Following the release of a resoundingly hawkish set of ECB minutes on Thursday, the euro is trading on the front foot. EUR/USD has jumped about 20 pips from around 1.0890 to around 1.0910 in wake of the release, which said a large number of governing council members viewed the high level and persistence of inflation as warranting immediate steps towards policy normalisation. The minutes revealed that members also argued that the central bank’s three criteria for rate hikes had been met.
The net result is that Eurozone yields are moving higher again as traders up their bets that the ECB starts hiking interest rates in the latter half of the year, a short-term positive for the euro.
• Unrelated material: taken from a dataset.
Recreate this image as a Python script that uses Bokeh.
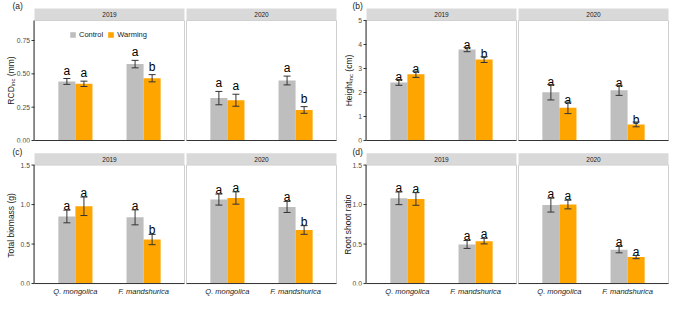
from bokeh.plotting import figure
from bokeh.layouts import row, column
from bokeh.models import (Range1d, FixedTicker, Whisker, TeeHead, ColumnDataSource,
                          Legend, LegendItem)
from bokeh.core.properties import value
from bokeh.embed import file_html
from bokeh.resources import INLINE
import math

# ---------------- data ----------------
species = ["Q. mongolica", "F. mandshurica"]
years = ["2019", "2020"]
treatments = ["Control", "Warming"]
panel_tags = ["(a)", "(b)", "(c)", "(d)"]

# order of values: 2019 Q, 2019 F, 2020 Q, 2020 F
rcd_control = [0.443, 0.573, 0.318, 0.450]
rcd_control_se = [0.022, 0.028, 0.050, 0.033]
rcd_warming = [0.425, 0.467, 0.302, 0.229]
rcd_warming_se = [0.020, 0.027, 0.045, 0.025]
rcd_letters_control = ["a", "a", "a", "a"]
rcd_letters_warming = ["a", "b", "a", "b"]
rcd_ticks = [0, 0.25, 0.5, 0.75]
rcd_tick_labels = ["0.00", "0.25", "0.50", "0.75"]

height_control = [2.42, 3.79, 2.01, 2.09]
height_control_se = [0.12, 0.09, 0.32, 0.21]
height_warming = [2.76, 3.37, 1.36, 0.67]
height_warming_se = [0.13, 0.12, 0.24, 0.10]
height_letters_control = ["a", "a", "a", "a"]
height_letters_warming = ["a", "b", "a", "b"]
height_ticks = [0, 1, 2, 3, 4, 5]
height_tick_labels = ["0", "1", "2", "3", "4", "5"]

biomass_control = [0.849, 0.838, 1.063, 0.970]
biomass_control_se = [0.080, 0.095, 0.070, 0.070]
biomass_warming = [0.978, 0.557, 1.083, 0.678]
biomass_warming_se = [0.117, 0.065, 0.078, 0.055]
biomass_letters_control = ["a", "a", "a", "a"]
biomass_letters_warming = ["a", "b", "a", "b"]
biomass_ticks = [0, 0.5, 1.0, 1.5]
biomass_tick_labels = ["0.0", "0.5", "1.0", "1.5"]

rs_control = [1.079, 0.495, 0.993, 0.429]
rs_control_se = [0.080, 0.050, 0.088, 0.040]
rs_warming = [1.071, 0.537, 1.000, 0.335]
rs_warming_se = [0.080, 0.035, 0.055, 0.020]
rs_letters_control = ["a", "a", "a", "a"]
rs_letters_warming = ["a", "a", "a", "a"]
rs_ticks = [0, 0.5, 1.0, 1.5]
rs_tick_labels = ["0.0", "0.5", "1.0", "1.5"]

# ---------------- style ----------------
FONT = "Liberation Sans"
GRAY = "#BEBEBE"
ORANGE = "#FFA500"
STRIP = "#D9D9D9"
BORDER = "#D0D0D0"
AXIS = "#333333"
TICKTXT = "#4D4D4D"
DARK = "#1A1A1A"

TITLE_PX = 8.5
SUB_PX = 6.0
XLAB_PX = 7.5
TICK_PX = 6.8
ARIAL = {"R": .722, "C": .722, "D": .722, "i": .222, "n": .556, "c": .5, " ": .278,
         "(": .333, ")": .333, "m": .833, "H": .722, "e": .556, "g": .556, "h": .556,
         "t": .278}


def text_w(s, px):
    return sum(ARIAL.get(ch, 0.55) for ch in s) * px


specs = [
    dict(tag=panel_tags[0], c=rcd_control, cse=rcd_control_se, w=rcd_warming, wse=rcd_warming_se,
         lc=rcd_letters_control, lw=rcd_letters_warming, ymax=0.9, ticks=rcd_ticks,
         tlab=rcd_tick_labels,
         ylab=[("RCD", False, 0), ("inc", True, 0), ("(mm)", False, 1)],
         off=8, lw_px=34, tag_x=12, lab_x=10, top=True, legend=True),
    dict(tag=panel_tags[1], c=height_control, cse=height_control_se, w=height_warming,
         wse=height_warming_se, lc=height_letters_control, lw=height_letters_warming, ymax=5,
         ticks=height_ticks, tlab=height_tick_labels,
         ylab=[("Height", False, 0), ("inc", True, 0), ("(cm)", False, 1)],
         off=2.5, lw_px=29, tag_x=15, lab_x=11, top=True, legend=False),
    dict(tag=panel_tags[2], c=biomass_control, cse=biomass_control_se, w=biomass_warming,
         wse=biomass_warming_se, lc=biomass_letters_control, lw=biomass_letters_warming,
         ymax=1.5, ticks=biomass_ticks, tlab=biomass_tick_labels,
         ylab=[("Total biomass (g)", False, 0)], off=4, lw_px=34, tag_x=12, lab_x=10,
         top=False, legend=False),
    dict(tag=panel_tags[3], c=rs_control, cse=rs_control_se, w=rs_warming, wse=rs_warming_se,
         lc=rs_letters_control, lw=rs_letters_warming, ymax=1.5, ticks=rs_ticks,
         tlab=rs_tick_labels, ylab=[("Root shoot ratio", False, 0)], off=4, lw_px=29,
         tag_x=15, lab_x=10, top=False, legend=False),
]

FW = 150          # facet width, px
GAP = 2           # gap between facets, px
DW = 0.25         # bar width (data units)
PPU = FW / 2.2    # px per x unit


def panel(spec):
    top = spec["top"]
    plot_h = 120 if top else 121
    fh = plot_h + 12          # plot area + strip
    tb = 8 if top else 9      # space above strip
    bb = 4 if top else 12     # space below plot area
    ymax = spec["ymax"]
    ytop = ymax * fh / plot_h
    upp = ytop / fh           # y units per px
    LW = spec["lw_px"]
    D = 2.2 + GAP / PPU       # x shift of the second facet
    x0 = 0.4 - LW / PPU
    x1 = 2.6 + D + 1 / PPU
    width = LW + FW + GAP + FW + 1
    height = tb + fh + bb

    p = figure(width=width, height=height,
               x_range=Range1d(x0, x1), y_range=Range1d(-2 * upp, ytop + tb * upp),
               output_backend="svg", toolbar_location=None, title_location=None,
               y_axis_location=None, x_axis_location=None if top else "below",
               min_border_left=0, min_border_right=0, min_border_top=0,
               min_border_bottom=bb - 2)
    p.grid.visible = False
    p.outline_line_color = None

    lefts = [0.4 + yi * D for yi in range(len(years))]
    rights = [2.6 + yi * D for yi in range(len(years))]

    # x axis labels (bottom row only)
    if not top:
        xa = p.xaxis[0]
        tick_pos = [k + 1 + yi * D for yi in range(len(years)) for k in range(len(species))]
        xa.ticker = FixedTicker(ticks=tick_pos)
        xa.major_label_overrides = {t: species[i % len(species)] for i, t in enumerate(tick_pos)}
        xa.axis_line_color = None
        xa.major_tick_line_color = None
        xa.minor_tick_line_color = None
        xa.major_tick_out = 0
        xa.major_tick_in = 0
        xa.major_label_standoff = 1
        xa.major_label_text_font_size = f"{XLAB_PX}px"
        xa.major_label_text_font_style = "italic"
        xa.major_label_text_font = FONT
        xa.major_label_text_color = DARK

    # strips
    p.quad(left=lefts, right=rights, bottom=[ymax] * 2, top=[ytop] * 2,
           fill_color=STRIP, line_color=None)
    p.text(x=[(l + r) / 2 for l, r in zip(lefts, rights)], y=[(ymax + ytop) / 2] * 2,
           text=years, text_align="center", text_baseline="middle", text_font=value(FONT),
           text_font_size="6.5px", text_color=DARK)

    renderers = {}
    for yi in range(len(years)):
        idx = [2 * yi, 2 * yi + 1]
        xc = [k + 1 - DW / 2 + yi * D for k in range(len(species))]
        xw = [k + 1 + DW / 2 + yi * D for k in range(len(species))]
        cvals = [spec["c"][i] for i in idx]
        cse = [spec["cse"][i] for i in idx]
        wvals = [spec["w"][i] for i in idx]
        wse = [spec["wse"][i] for i in idx]
        rc = p.vbar(x=xc, top=cvals, bottom=0, width=DW, fill_color=GRAY, line_color=None)
        rw = p.vbar(x=xw, top=wvals, bottom=0, width=DW, fill_color=ORANGE, line_color=None)
        if yi == 0:
            renderers = {"c": rc, "w": rw}
        for xs, vals, ses, letters in ((xc, cvals, cse, [spec["lc"][i] for i in idx]),
                                       (xw, wvals, wse, [spec["lw"][i] for i in idx])):
            src = ColumnDataSource(dict(base=xs, upper=[v + s for v, s in zip(vals, ses)],
                                        lower=[v - s for v, s in zip(vals, ses)]))
            wk = Whisker(source=src, base="base", upper="upper", lower="lower",
                         dimension="height", line_color=AXIS, line_width=1,
                         upper_head=TeeHead(size=7, line_color=AXIS, line_width=1),
                         lower_head=TeeHead(size=7, line_color=AXIS, line_width=1),
                         level="overlay")
            p.add_layout(wk)
            p.text(x=xs, y=[v + s for v, s in zip(vals, ses)], text=letters,
                   text_align="center", text_baseline="alphabetic", y_offset=-spec["off"],
                   text_font=value(FONT), text_font_size="12px", text_color="#000000")

    # facet borders
    p.quad(left=lefts, right=rights, bottom=[0] * 2, top=[ymax] * 2, fill_color=None,
           line_color=BORDER, line_width=1)
    # x axis lines
    p.segment(x0=lefts, x1=rights, y0=[0] * 2, y1=[0] * 2, line_color=AXIS, line_width=1)

    # y axis: line, ticks, labels
    xl = 0.4 - 0.5 / PPU
    p.segment(x0=[xl], x1=[xl], y0=[0], y1=[ymax], line_color=AXIS, line_width=1)
    n = len(spec["ticks"])
    p.segment(x0=[0.4 - 3 / PPU] * n, x1=[0.4] * n, y0=spec["ticks"], y1=spec["ticks"],
              line_color=AXIS, line_width=1)
    p.text(x=[0.4 - 4.5 / PPU] * n, y=spec["ticks"], text=spec["tlab"], text_align="right",
           text_baseline="middle", text_font=value(FONT), text_font_size=f"{TICK_PX}px",
           text_color=TICKTXT)

    # panel tag
    p.text(x=[x0 + spec["tag_x"] / PPU], y=[ytop + (2.8 if top else 1.5) * upp],
           text=[spec["tag"]], text_align="left", text_baseline="middle",
           text_font=value(FONT), text_font_size="8.5px", text_color=DARK)

    # y-axis title (pieces, subscript allowed; gap = number of spaces before piece)
    pieces = spec["ylab"]
    space_w = text_w(" ", TITLE_PX)
    total = sum(text_w(s, SUB_PX if sub else TITLE_PX) + g * space_w for s, sub, g in pieces)
    cum = 0.0
    for s, sub, g in pieces:
        px = SUB_PX if sub else TITLE_PX
        cum += g * space_w
        p.text(x=[x0 + (spec["lab_x"] + (2 if sub else 0)) / PPU],
               y=[ymax / 2 + (cum - total / 2) * upp], text=[s], angle=math.pi / 2,
               text_align="left", text_baseline="alphabetic", text_font=value(FONT),
               text_font_size=f"{px}px", text_color=DARK)
        cum += text_w(s, px)

    if spec["legend"]:
        legend = Legend(items=[LegendItem(label=treatments[0], renderers=[renderers["c"]]),
                               LegendItem(label=treatments[1], renderers=[renderers["w"]])],
                        location=(LW + 35, plot_h - 17), orientation="horizontal",
                        glyph_width=7, glyph_height=7, label_height=7, label_width=10,
                        label_standoff=3, spacing=4, padding=0, margin=0,
                        border_line_color=None, background_fill_alpha=0,
                        label_text_font=FONT, label_text_font_size=f"{XLAB_PX}px",
                        label_text_color=DARK)
        p.add_layout(legend)
    return p


layout = column(row(panel(specs[0]), panel(specs[1])),
                row(panel(specs[2]), panel(specs[3])))

open("out.html", "w").write(file_html(layout, INLINE))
However, the pair has not been able to rest earlier session highs in the 1.0930 area, nor mount a meaningful challenge of Wednesday’s highs just above it in the mid-1.0930s.
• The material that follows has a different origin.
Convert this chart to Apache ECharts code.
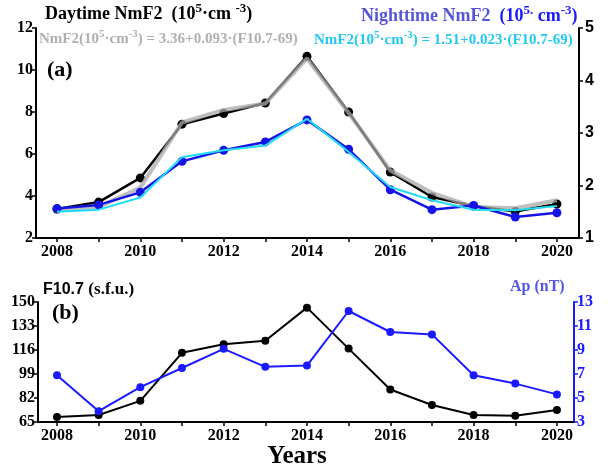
<!DOCTYPE html>
<html>
<head>
<meta charset="utf-8">
<script src="https://cdn.jsdelivr.net/npm/echarts@6/dist/echarts.min.js"></script>
<style>html,body{margin:0;padding:0;background:#fff}#c{width:608px;height:473px}</style>
</head>
<body>
<div id="c"></div>
<script>
const years = [2008,2009,2010,2011,2012,2013,2014,2015,2016,2017,2018,2019,2020];
const yearLabels = [2008,2010,2012,2014,2016,2018,2020];
const dayNmF2 = [3.38,3.71,4.86,7.42,7.93,8.43,10.65,8.0,5.14,3.95,3.52,3.26,3.62];
const dayFit = [3.36,3.47,4.40,7.50,8.10,8.40,10.55,7.95,5.22,4.15,3.48,3.42,3.80];
const nightNmF2 = [1.56,1.63,1.87,2.46,2.67,2.83,3.25,2.69,1.92,1.54,1.62,1.40,1.48];
const nightFit = [1.50,1.54,1.77,2.54,2.67,2.76,3.27,2.64,1.97,1.72,1.54,1.53,1.61];
const f107 = [68.5,70,80,114,120,122.5,146,117,88,77,70,69.5,73.5];
const ap = [6.9,3.9,5.9,7.5,9.1,7.6,7.7,12.25,10.5,10.3,6.9,6.2,5.3];

const serif = 'Liberation Serif';
const sans = 'Liberation Sans';
const pair = arr => years.map((y,i)=>[y,arr[i]]);

const chart = echarts.init(document.getElementById('c'));
const xAxisBase = (gi, min, max) => ({
  type:'value', gridIndex:gi, min:min, max:max,
  axisLine:{show:true, lineStyle:{color:'#000', width:2}},
  axisTick:{show:true, customValues:years, length:4, lineStyle:{color:'#000', width:1.5}},
  axisLabel:{customValues:yearLabels, fontFamily:serif, fontWeight:'bold', fontSize:16, color:'#000', margin:6, formatter:v=>String(v)},
  splitLine:{show:false}
});
const supRich = (c, main, sup) => ({
  m:{fontFamily:serif, fontWeight:'bold', fontSize:main, lineHeight:main+3, verticalAlign:'bottom', fill:c},
  s:{fontFamily:serif, fontWeight:'bold', fontSize:sup, lineHeight:sup, verticalAlign:'top', fill:c}
});

chart.setOption({
  animation:false,
  grid:[
    {left:36, right:29, top:28, bottom:235},
    {left:38, right:34, top:302, bottom:51}
  ],
  xAxis:[ xAxisBase(0, 2007.496, 2020.53), xAxisBase(1, 2007.544, 2020.41) ],
  yAxis:[
    {type:'value', gridIndex:0, min:2, max:12, interval:2, position:'left',
     axisLine:{show:true, lineStyle:{color:'#000', width:2}},
     axisTick:{show:true, length:4, lineStyle:{color:'#000', width:1.5}},
     axisLabel:{fontFamily:serif, fontWeight:'bold', fontSize:16, color:'#000', margin:3},
     splitLine:{show:false}},
    {type:'value', gridIndex:0, min:1, max:5, interval:1, position:'right',
     axisLine:{show:true, lineStyle:{color:'#000', width:2}},
     axisTick:{show:true, length:4, lineStyle:{color:'#000', width:1.5}},
     axisLabel:{fontFamily:sans, fontWeight:'bold', fontSize:16, color:'#000', margin:6},
     splitLine:{show:false}},
    {type:'value', gridIndex:1, min:65, max:150, interval:17, position:'left',
     axisLine:{show:true, lineStyle:{color:'#000', width:2}},
     axisTick:{show:true, length:4, lineStyle:{color:'#000', width:1.5}},
     axisLabel:{fontFamily:serif, fontWeight:'bold', fontSize:16, color:'#000', margin:3},
     splitLine:{show:false}},
    {type:'value', gridIndex:1, min:3, max:13, interval:2, position:'right',
     axisLine:{show:true, lineStyle:{color:'#1a1aff', width:2}},
     axisTick:{show:true, length:4, lineStyle:{color:'#1a1aff', width:1.5}},
     axisLabel:{fontFamily:serif, fontWeight:'bold', fontSize:16, color:'#1a1aff', margin:3},
     splitLine:{show:false}}
  ],
  series:[
    {type:'line', xAxisIndex:0, yAxisIndex:0, data:pair(dayNmF2), symbol:'circle', symbolSize:9,
     itemStyle:{color:'#000'}, lineStyle:{color:'#000', width:2.5}, z:2},
    {type:'line', xAxisIndex:0, yAxisIndex:0, data:pair(dayFit), symbol:'none',
     lineStyle:{color:'#a8a8a8', width:4, opacity:0.75}, z:3},
    {type:'line', xAxisIndex:0, yAxisIndex:1, data:pair(nightNmF2), symbol:'circle', symbolSize:9,
     itemStyle:{color:'#1414e6'}, lineStyle:{color:'#1414e6', width:2.5}, z:4},
    {type:'line', xAxisIndex:0, yAxisIndex:1, data:pair(nightFit), symbol:'none',
     lineStyle:{color:'#22dcf5', width:2}, z:5},
    {type:'line', xAxisIndex:1, yAxisIndex:2, data:pair(f107), symbol:'circle', symbolSize:8,
     itemStyle:{color:'#000'}, lineStyle:{color:'#000', width:2}, z:2},
    {type:'line', xAxisIndex:1, yAxisIndex:3, data:pair(ap), symbol:'circle', symbolSize:8,
     itemStyle:{color:'#1a1aff'}, lineStyle:{color:'#1a1aff', width:2}, z:3}
  ],
  graphic:[
    {type:'text', x:45, y:13, style:{text:'{m|Daytime NmF2  (10}{s|5}{m|·cm }{s|-3}{m|)}', rich:supRich('#000',18,13), verticalAlign:'middle', align:'left'}},
    {type:'text', x:39, y:38, style:{text:'{m|NmF2(10}{s|5}{m|·cm}{s|-3}{m|) = 3.36+0.093·(F10.7-69)}', rich:supRich('#b0b0b0',15,11), verticalAlign:'middle', align:'left'}},
    {type:'text', x:361, y:15, style:{text:'{n|Nighttime NmF2  }{m|(10}{s|5.}{m| cm}{s|-3}{m|)}', rich:Object.assign(supRich('#1a1aff',18,13), {n:{fontFamily:serif, fontWeight:'bold', fontSize:18, lineHeight:21, verticalAlign:'bottom', fill:'#5555d8'}}), verticalAlign:'middle', align:'left'}},
    {type:'text', x:314, y:39, style:{text:'{m|NmF2(10}{s|5}{m|·cm}{s|-3}{m|) = 1.51+0.023·(F10.7-69)}', rich:supRich('#22c8f2',15,11), verticalAlign:'middle', align:'left'}},
    {type:'text', x:47, y:70, style:{text:'(a)', font:'bold 22px "Liberation Serif"', fill:'#000', verticalAlign:'middle', align:'left'}},
    {type:'text', x:52, y:313, style:{text:'(b)', font:'bold 22px "Liberation Serif"', fill:'#000', verticalAlign:'middle', align:'left'}},
    {type:'text', x:43, y:290, style:{text:'{a|F10.7 }{b|(s.f.u.)}', rich:{a:{fontFamily:sans, fontWeight:'bold', fontSize:16, fill:'#000'}, b:{fontFamily:serif, fontWeight:'bold', fontSize:17, fill:'#000'}}, verticalAlign:'middle', align:'left'}},
    {type:'text', x:510, y:287, style:{text:'Ap (nT)', font:'bold 16px "Liberation Serif"', fill:'#5555e6', verticalAlign:'middle', align:'left'}},
    {type:'text', x:297, y:457, style:{text:'Years', font:'bold 25px "Liberation Serif"', fill:'#000', verticalAlign:'middle', align:'center'}}
  ]
});
</script>
</body>
</html>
Fed hawkishness, both in the form of recent public remarks from policymakers and in the form of Wednesday’s release of FOMC meeting minutes, is likely making EUR/USD traders reluctant to pile into further longs. Rallies back towards resistance in the 1.0950s area (late March lows) likely remain a sell in the eyes of most traders. Even if the ECB is pivoting hawkishly in moving towards rate hikes, it remains well behind the Fed.
Ahead, more Fed speak, this time from St Louis Fed President James Bullard (one of the Fed’s most hawkish members), is scheduled for 1400BST shortly after the release of US weekly jobless claims figures. There will then be a barrage of further Fed commentary from the likes of Charles Evans, Raphael Bostic and John Williams in the later hours of US trade. EUR/USD traders will thus remain focus on central bank divergence plans, but should also note US Treasury Secretary Janet Yellen will be on the wires from 1530BST.